Für die jüngste, diesmal virtuelle Tagung des Euroscience Open Forum (ESOF) hatte die American Association for the Advancement of Sciences (AAAS) für den Abend des 4. September eine Expertenrunde zur Frage organisiert, wie die Integrität des Wissenschaftssystems unter dem derzeitigen Druck der Coronavirus-Pandemie bewahrt werden könne. Als Präsidentin einer wichtigen Forschungsförderorganisation war Katja Becker eingeladen. Moderiert von Rick Weiss, dem Direktor einer Informationsplattform für Wissenschaftsjournalisten bei der AAAS (SciLine), diskutierte sie mit Dominique Brossard, Professorin für Wissenschaftskommunikation an der University of Wisconsin-Madison, Sudip Parikh, CEO der AAAS und der auf Infektionskrankheiten spezialisierten Wissenschaftsjournalistin Helen Branswell.
Im Mittelpunkt standen die besonderen Herausforderungen, denen sich das im Regelfall gut eingespielte System von Wissensproduktion, Ergebniskontrolle und –veröffentlichung und schließlich der Rückkopplung von wissenschaftlicher Forschung in Politik und Gesellschaft derzeit ausgesetzt sieht. Eine besondere Rolle kommen dabei den Preprints zu, einem im Wissenschaftssystem bereits fest etablierten Biotop von noch nicht durch Peer Review überprüften und in qualitätsgesicherten Zeitschriften veröffentlichten Ergebnissen. Sie haben ihren Nutzen innerhalb des Systems durch einen sehr viel schnelleren und unmittelbaren Austausch von Ideen und Konzepten, bei geringen Risiken, denn die wissenschaftliche Community ist sich der Tatsache sehr bewusst, dass es sich nicht um gesicherte Erkenntnisse handelt.
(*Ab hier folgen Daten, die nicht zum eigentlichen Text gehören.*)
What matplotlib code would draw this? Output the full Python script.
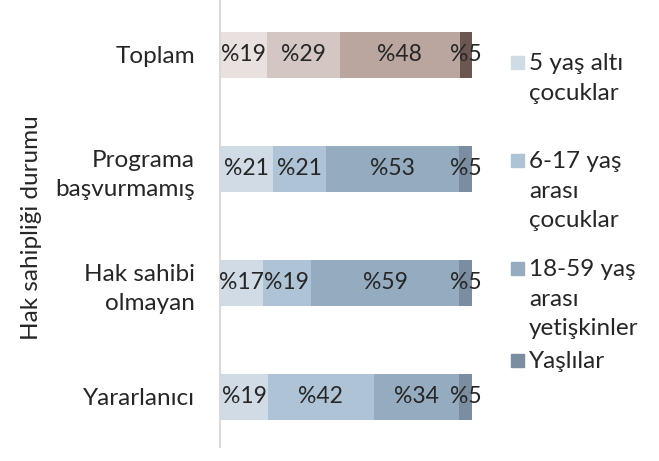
import numpy as np
import matplotlib.pyplot as plt
from matplotlib.patches import Rectangle

# veriler
kategoriler = ["Toplam", "Programa\nbaşvurmamış", "Hak sahibi\nolmayan", "Yararlanıcı"]
bes_alti = [19, 21, 17, 19]
alti_onyedi = [29, 21, 19, 42]
yetiskin = [48, 53, 59, 34]
yasli = [5, 5, 5, 5]
seri_adlari = ["5 yaş altı\nçocuklar", "6-17 yaş\narası\nçocuklar",
               "18-59 yaş\narası\nyetişkinler", "Yaşlılar"]

mavi = ["#D0DBE6", "#AFC3D6", "#94ABC0", "#7A8DA1"]
kahve = ["#E9E1DF", "#D4C6C2", "#BAA69F", "#6C5651"]

plt.rcParams['font.family'] = ['Lato', 'DejaVu Sans']
yazi = 17.5

fig = plt.figure(figsize=(6.59, 4.61), dpi=100)
ax = fig.add_axes([220/659, 14/461, (472-220)/659, 447/461])

seriler = np.array([bes_alti, alti_onyedi, yetiskin, yasli], dtype=float)
toplamlar = seriler.sum(axis=0)
oran = seriler / toplamlar  # %100 yigilmis

y = np.arange(len(kategoriler))
sol = np.zeros(len(kategoriler))
for i in range(len(seriler)):
    renkler = [kahve[i] if k == 0 else mavi[i] for k in range(len(kategoriler))]
    ax.barh(y, oran[i], left=sol, height=0.40, color=renkler, edgecolor='none')
    for k in range(len(kategoriler)):
        ax.text(sol[k] + oran[i][k] / 2, y[k], "%" + str(int(seriler[i][k])),
                ha='center', va='center', fontsize=16.5, color='#262626')
    sol += oran[i]

ax.set_xlim(0, 1)
ax.set_ylim(3.44, -0.48)
ax.set_yticks(y)
ax.set_yticklabels(kategoriler, fontsize=yazi, color='#262626', linespacing=1.5)
ax.tick_params(axis='y', length=0, pad=18)
ax.set_xticks([])
for s in ['top', 'right', 'bottom']:
    ax.spines[s].set_visible(False)
ax.spines['left'].set_color('#D9D9D9')
ax.spines['left'].set_linewidth(1.5)

fig.text(31/659, 1 - 228/461, "Hak sahipliği durumu", rotation=90,
         ha='center', va='center', fontsize=yazi, color='#262626')

# lejant
lejant_y = [62, 160, 268, 360]
for i, ad in enumerate(seri_adlari):
    fig.patches.append(Rectangle((511/659, 1 - (lejant_y[i] + 7)/461), 13/659, 13/461,
                                 transform=fig.transFigure, color=mavi[i]))
    fig.text(529/659, 1 - (lejant_y[i] - 9)/461, ad, ha='left', va='top',
             fontsize=yazi, color='#262626', linespacing=1.5)

fig.savefig("out.png", dpi=100)
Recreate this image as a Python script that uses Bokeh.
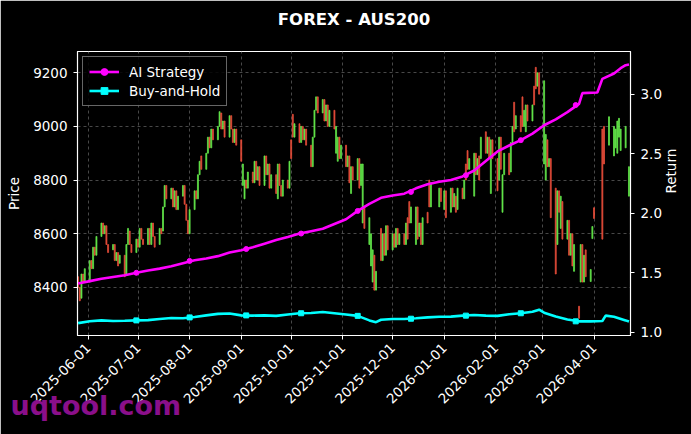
import datetime as dt
from math import pi
from bokeh.plotting import figure
from bokeh.models import (Range1d, LinearAxis, FixedTicker, DatetimeTickFormatter, Title,
                          Legend, LegendItem, ColumnDataSource, PrintfTickFormatter)
from bokeh.embed import file_html
from bokeh.resources import INLINE

# ---------------- data ----------------
week_starts = [
    "2025-05-26", "2025-06-02", "2025-06-09", "2025-06-16", "2025-06-23", "2025-06-30",
    "2025-07-07", "2025-07-14", "2025-07-21", "2025-07-28", "2025-08-04", "2025-08-11",
    "2025-08-18", "2025-08-25", "2025-09-01", "2025-09-08", "2025-09-15", "2025-09-22",
    "2025-09-29", "2025-10-06", "2025-10-13", "2025-10-20", "2025-10-27", "2025-11-03",
    "2025-11-10", "2025-11-17", "2025-11-24", "2025-12-01", "2025-12-08", "2025-12-15",
    "2025-12-22", "2025-12-29", "2026-01-05", "2026-01-12", "2026-01-19", "2026-01-26",
    "2026-02-02", "2026-02-09", "2026-02-16", "2026-02-23", "2026-03-02", "2026-03-09",
    "2026-03-16", "2026-03-23", "2026-03-30", "2026-04-06", "2026-04-13", "2026-04-20",
]

open_px = [
    [8440, 8400, 8360, 8450, 8420], [8420, 8500, 8470, 8550, 8520], [8590, 8640, 8600, 8630, 8560],
    [8540, 8560, 8500, 8530, 8490], [8520, 8450, 8560, 8610, 8560], [8530, 8580, 8550, 8620, 8580],
    [8560, 8620, 8560, 8640, 8590], [8560, 8620, 8610, 8700, 8780], [8730, 8770, 8700, 8760, 8690],
    [8740, 8780, 8710, 8650, 8600], [8690, 8760, 8730, 8820, 8890], [8840, 8900, 8960, 8920, 8990],
    [8950, 9000, 9050, 8990, 9020], [8960, 9040, 8990, 8940, 8990], [8950, 8780, 8730, 8800, 8770],
    [8830, 8790, 8870, 8800, 8850], [8780, 8890, 8820, 8860, 8770], [8820, 8730, 8860, 8780, 8740],
    [8800, 8770, 8950, 9045, 8960], [9010, 8940, 9000, 8950, 8990], [8930, 8850, 8960, 9060, 9110],
    [9050, 9100, 9020, 9080, 9000], [9060, 8900, 8870, 8960, 8880], [8930, 8850, 8890, 8750, 8850],
    [8800, 8880, 8780, 8640, 8700], [8560, 8480, 8420, 8520, 8390], [8620, 8500, 8600, 8520, 8630],
    [8540, 8600, 8550, 8620, 8560], [8600, 8560, 8660, 8720, 8640], [8560, 8700, 8590, 8640, 8560],
    [8680, 8800, 8700, None, None], [8700, 8770, None, 8690, 8760], [8680, 8770, 8700, 8740, 8690],
    [8770, 8730, 8860, 8910, 8840], [8740, 8900, 8820, 8890, 8880], [8980, 8900, 8960, 8750, 8950],
    [8880, 8800, 8960, 8680, 8820], [8900, 8830, 8940, 9090, 8990], [9040, 9110, 9000, 8980, 9080],
    [9020, 9150, 9220, 9150, 9200], [8860, 8800, 8950, 8850, 8880], [8770, 8560, 8760, 8620, 8720],
    [8580, 8650, 8520, 8600, 8460], [8330, 8420, 8560, 8420, 8540], [8422, 8582, 8697, None, None],
    [8990, 9000, None, None, 8930], [8890, 8920, 8900, 8960, 8910], [8920, None, 8740],
]

close_px = [
    [8400, 8350, 8450, 8420, 8470], [8500, 8470, 8550, 8520, 8590], [8640, 8600, 8630, 8560, 8530],
    [8560, 8500, 8530, 8480, 8520], [8440, 8560, 8620, 8560, 8530], [8580, 8550, 8620, 8580, 8560],
    [8620, 8560, 8640, 8590, 8550], [8620, 8600, 8700, 8780, 8730], [8770, 8700, 8760, 8690, 8740],
    [8780, 8710, 8650, 8600, 8690], [8760, 8730, 8820, 8870, 8840], [8900, 8960, 8920, 8990, 8950],
    [9000, 9055, 8990, 9020, 8960], [9040, 8990, 8940, 8990, 8930], [8870, 8860, 8800, 8770, 8830],
    [8790, 8870, 8800, 8850, 8780], [8890, 8820, 8860, 8770, 8820], [8750, 8860, 8780, 8740, 8800],
    [8770, 8870, 8880, 8960, 9010], [8940, 9000, 8950, 8990, 8930], [8850, 8960, 9060, 9110, 9050],
    [9100, 9020, 9080, 9000, 9060], [8990, 9000, 8960, 8880, 8930], [8850, 8890, 8790, 8850, 8800],
    [8880, 8770, 8860, 8860, 8620], [8660, 8600, 8540, 8390, 8460], [8500, 8600, 8520, 8630, 8540],
    [8600, 8550, 8620, 8560, 8600], [8560, 8640, 8580, 8640, 8700], [8700, 8580, 8640, 8560, 8660],
    [8640, 8700, 8790, None, None], [8770, 8720, None, 8760, 8660], [8770, 8700, 8750, 8680, 8770],
    [8730, 8800, 8800, 8840, 8880], [8900, 8820, 8880, 8800, 8960], [8900, 8960, 8880, 8950, 8880],
    [8760, 8960, 8840, 8820, 8900], [8820, 8940, 9000, 8980, 9040], [8980, 9000, 9060, 9080, 9020],
    [9080, 9080, 9140, 9200, 9120], [9170, 8970, 8850, 8880, 8660], [8450, 8760, 8680, 8740, 8580],
    [8650, 8520, 8600, 8480, 8560], [8285, 8560, 8420, 8520, 8440], [8467, 8627, 8657, None, None],
    [8580, 8860, None, None, 9036], [9000, 8990, 9020, 9030, 8990], [9000, None, 8850],
]

ai_dates = [
    "2025-05-26", "2025-06-02", "2025-06-09", "2025-06-16", "2025-06-23", "2025-06-30",
    "2025-07-07", "2025-07-14", "2025-07-21", "2025-07-28", "2025-08-04", "2025-08-11",
    "2025-08-18", "2025-08-25", "2025-09-01", "2025-09-08", "2025-09-15", "2025-09-22",
    "2025-09-29", "2025-10-06", "2025-10-13", "2025-10-20", "2025-10-27", "2025-11-03",
    "2025-11-10", "2025-11-17", "2025-11-24", "2025-12-01", "2025-12-08", "2025-12-15",
    "2025-12-22", "2025-12-29", "2026-01-05", "2026-01-12", "2026-01-19", "2026-01-26",
    "2026-02-02", "2026-02-09", "2026-02-16", "2026-02-23", "2026-03-02", "2026-03-09",
    "2026-03-16", "2026-03-23", "2026-03-25", "2026-04-03", "2026-04-06", "2026-04-13",
    "2026-04-17", "2026-04-20", "2026-04-22",
]
ai_vals = [
    1.41, 1.43, 1.45, 1.465, 1.48, 1.50,
    1.52, 1.535, 1.555, 1.58, 1.605, 1.62,
    1.64, 1.67, 1.69, 1.715, 1.745, 1.775,
    1.80, 1.83, 1.85, 1.87, 1.91, 1.95,
    2.02, 2.08, 2.13, 2.15, 2.165, 2.21,
    2.245, 2.265, 2.28, 2.31, 2.36, 2.44,
    2.52, 2.57, 2.615, 2.67, 2.74, 2.79,
    2.85, 2.92, 3.01, 3.015, 3.13, 3.175,
    3.22, 3.245, 3.25,
]

bh_dates = [
    "2025-05-26", "2025-06-02", "2025-06-09", "2025-06-16", "2025-06-23", "2025-06-30",
    "2025-07-07", "2025-07-14", "2025-07-21", "2025-07-28", "2025-08-04", "2025-08-11",
    "2025-08-18", "2025-08-25", "2025-09-01", "2025-09-08", "2025-09-15", "2025-09-22",
    "2025-09-29", "2025-10-06", "2025-10-13", "2025-10-20", "2025-10-27", "2025-11-03",
    "2025-11-10", "2025-11-17", "2025-11-21", "2025-11-24", "2025-12-01", "2025-12-08",
    "2025-12-15", "2025-12-22", "2025-12-29", "2026-01-05", "2026-01-12", "2026-01-19",
    "2026-01-26", "2026-02-02", "2026-02-09", "2026-02-16", "2026-02-23", "2026-02-27",
    "2026-03-02", "2026-03-09", "2026-03-16", "2026-03-23", "2026-03-30", "2026-04-06",
    "2026-04-08", "2026-04-13", "2026-04-20", "2026-04-22",
]
bh_vals = [
    1.077, 1.093, 1.100, 1.095, 1.097, 1.100,
    1.102, 1.112, 1.120, 1.118, 1.128, 1.142,
    1.155, 1.158, 1.142, 1.140, 1.142, 1.138,
    1.150, 1.160, 1.162, 1.170, 1.160, 1.150,
    1.138, 1.100, 1.085, 1.105, 1.112, 1.112,
    1.118, 1.125, 1.130, 1.132, 1.140, 1.145,
    1.140, 1.138, 1.152, 1.160, 1.172, 1.190,
    1.165, 1.132, 1.108, 1.092, 1.092, 1.095,
    1.140, 1.130, 1.100, 1.090,
]

marker_dates = ["2025-06-30", "2025-08-01", "2025-09-04", "2025-10-07", "2025-11-10",
                "2025-12-12", "2026-01-14", "2026-02-16", "2026-03-21"]
ai_marker_vals = [1.50, 1.60, 1.70, 1.83, 2.02, 2.18, 2.32, 2.615, 2.91]
bh_marker_vals = [1.100, 1.125, 1.142, 1.160, 1.138, 1.114, 1.140, 1.160, 1.092]

x_tick_labels = ["2025-06-01", "2025-07-01", "2025-08-01", "2025-09-01", "2025-10-01",
                 "2025-11-01", "2025-12-01", "2026-01-01", "2026-02-01", "2026-03-01",
                 "2026-04-01"]
price_ticks = [8400, 8600, 8800, 9000, 9200]
return_ticks = [1.0, 1.5, 2.0, 2.5, 3.0]

# ---------------- helpers ----------------
FONT = "DejaVu Sans"
UP = "#66f04d"
DOWN = "#f0503c"
EPOCH = dt.datetime(1970, 1, 1)


def d(s):
    return dt.datetime.strptime(s, "%Y-%m-%d")


def ms(t):
    return (t - EPOCH).total_seconds() * 1000.0


cx, ctop, cbot, ccol = [], [], [], []
for ws, ow, cw in zip(week_starts, open_px, close_px):
    base = d(ws)
    for i, (o, c) in enumerate(zip(ow, cw)):
        if o is None or c is None:
            continue
        cx.append(base + dt.timedelta(days=i))
        ctop.append(max(o, c))
        cbot.append(min(o, c))
        ccol.append(UP if c >= o else DOWN)

candles = ColumnDataSource(dict(x=cx, top=ctop, bottom=cbot, color=ccol))

p = figure(width=691, height=434, x_axis_type="datetime",
           output_backend="svg", toolbar_location=None,
           x_range=Range1d(dt.datetime(2025, 5, 25, 15), dt.datetime(2026, 4, 22, 22)),
           y_range=Range1d(8221, 9279),
           background_fill_color="black", border_fill_color="black",
           outline_line_color="white", outline_line_width=1.2,
           min_border_left=77, min_border_right=61, min_border_top=51, min_border_bottom=99)

p.title.text = "FOREX - AUS200"
p.title.align = "center"
p.title.vertical_align = "top"
p.title.text_color = "white"
p.title.text_font = FONT
p.title.text_font_size = "16.5px"
p.title.text_font_style = "bold"
p.title.standoff = 15

# blank gap between the title and the plot frame
gap = Title(text=" ", text_font_size="2px", standoff=9)
p.add_layout(gap, "above")

p.extra_y_ranges = {"ret": Range1d(0.973, 3.36)}

p.vbar(x="x", width=0.6 * 86400000, top="top", bottom="bottom",
       fill_color="color", line_color="color", line_width=0.8,
       fill_alpha=0.9, line_alpha=0.9, source=candles)

ai_line = p.line([d(s) for s in ai_dates], ai_vals, y_range_name="ret",
                 line_color="#ff00ff", line_width=2.6)
ai_pts = p.scatter([d(s) for s in marker_dates], ai_marker_vals, y_range_name="ret",
                   marker="circle", size=5, fill_color="#ff00ff", line_color="#ff00ff")
bh_line = p.line([d(s) for s in bh_dates], bh_vals, y_range_name="ret",
                 line_color="#00ffff", line_width=2.6)
bh_pts = p.scatter([d(s) for s in marker_dates], bh_marker_vals, y_range_name="ret",
                   marker="square", size=5, fill_color="#00ffff", line_color="#00ffff")

# axes
p.xaxis.ticker = FixedTicker(ticks=[ms(d(s)) for s in x_tick_labels])
p.xaxis.formatter = DatetimeTickFormatter(
    milliseconds="%Y-%m-%d", seconds="%Y-%m-%d", minsec="%Y-%m-%d", minutes="%Y-%m-%d",
    hourmin="%Y-%m-%d", hours="%Y-%m-%d", days="%Y-%m-%d", months="%Y-%m-%d", years="%Y-%m-%d",
    strip_leading_zeros=False)
p.xaxis.major_label_orientation = pi / 4
p.yaxis.ticker = FixedTicker(ticks=price_ticks)
p.yaxis.axis_label = "Price"

ret_axis = LinearAxis(y_range_name="ret", ticker=FixedTicker(ticks=return_ticks),
                      formatter=PrintfTickFormatter(format="%.1f"), axis_label="Return")
p.add_layout(ret_axis, "right")
if "axis_label_orientation" in ret_axis.properties():
    ret_axis.axis_label_orientation = pi / 2

for ax in [p.xaxis[0], p.yaxis[0], ret_axis]:
    ax.axis_line_color = "white"
    ax.major_tick_line_color = "white"
    ax.major_tick_out = 4
    ax.major_tick_in = 0
    ax.minor_tick_line_color = None
    ax.major_label_text_color = "white"
    ax.major_label_text_font = FONT
    ax.major_label_text_font_size = "13.5px"
    ax.major_label_standoff = 6
    ax.axis_label_text_color = "white"
    ax.axis_label_text_font = FONT
    ax.axis_label_text_font_size = "13.5px"
    ax.axis_label_text_font_style = "normal"
p.yaxis[0].axis_label_standoff = 8
ret_axis.axis_label_standoff = 6

# grid
for g in [p.xgrid[0], p.ygrid[0]]:
    g.grid_line_color = "#5a5a5a"
    g.grid_line_dash = "3 3"
    g.grid_line_width = 0.8

# legend
legend = Legend(items=[LegendItem(label="AI Strategy", renderers=[ai_line, ai_pts]),
                       LegendItem(label="Buy-and-Hold", renderers=[bh_line, bh_pts])],
                location="top_left")
legend.background_fill_color = "black"
legend.background_fill_alpha = 0.85
legend.border_line_color = "#cccccc"
legend.border_line_width = 1
legend.label_text_color = "white"
legend.label_text_font = FONT
legend.label_text_font_size = "13.5px"
legend.margin = 5
legend.padding = 6
legend.spacing = 2
legend.glyph_width = 30
legend.glyph_height = 17
legend.label_height = 17
legend.label_standoff = 10
p.add_layout(legend)

# watermark, placed in the panel below the date axis
mark = Title(text="uqtool.com", align="left", vertical_align="top", text_color="#8a0f8a",
             text_font=FONT, text_font_size="27px", text_font_style="bold", offset=-67)
try:
    mark.standoff = -43
except Exception:
    mark.standoff = 0
p.add_layout(mark, "below")

html = file_html(p, INLINE, title="FOREX - AUS200")
html = html.replace("<body>", '<body style="background-color:#000000;">', 1)
open("out.html", "w").write(html)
Bereits bei der Wissenschaftspresse verschwindet dieser Erkenntnisvorbehalt allerdings rasch, vor allem, wenn sich aus Preprints öffentlichkeitswirksame oder gar politisch instrumentalisierbare „Stories“ für stark überhitzte Themenfelder wie Covid-19 stricken lassen, wofür Branswell einige Beispiele auflistete. Die Pandemie, so Becker, gehe auf diese Weise mit einer „Epidemie der Falschinformationen“ einher, der die Wissenschafts- und auch Förderorganisationen mit Hilfe von verantwortungsbewussten Journalisten sowie den Wissenschaftskommunikatoren wie AAAS und ESOF entschieden entgegentreten müssten. Brossard gab zu bedenken, dass im Wissenschaftsjournalismus hohe Sorgfaltsstandards üblich seien, doch komme es an den Rändern unter mittlerweile auch ökonomischem Druck jetzt häufiger zu Schnellschüssen, die sich in den sozialen Medien dann in Sekundenschnelle verbreiteten. Journalisten bedienen sich auf den zahlreichen Preprint-Servern, finden interessante Vermutungen bzw. Teilerkenntnisse und bauen sie zu einer „gesicherten Erkenntnis“ zusammen. Diese Prozesse, so Parikh, verselbstständigten sich gerade in Zeiten wie diesen wegen eines öffentlichen Informationsbedarfs, der weder Geduld noch inhaltliche Trennschärfe eines wissenschaftlichen Diskurses aufbringe.
Wenngleich für eine Organisation wie die DFG, so Becker, der auf rasche Ergebnisse ausgerichtete Druck von Öffentlichkeit und Politik bei den Förderentscheidungen keine Rolle spiele, sei es dennoch auch für die DFG von höchstem Interesse, dass das Vertrauen in wissenschaftliche Forschung nicht durch ungesicherte Erkenntnisse oder gar Falschinformationen untergraben werde. Nur durch eine der Verantwortung angemessene Sorgfalt im Umgang mit wissenschaftlichen Vermutungen oder noch ungesicherten Erkenntnissen, da waren sich alle Diskussionsteilnehmer einig, könne das essentielle Vertrauen in das Wissenschaftssystem und seine Methoden erhalten bleiben. Hier bestehe ein großer und derzeit akuter Schulungsbedarf.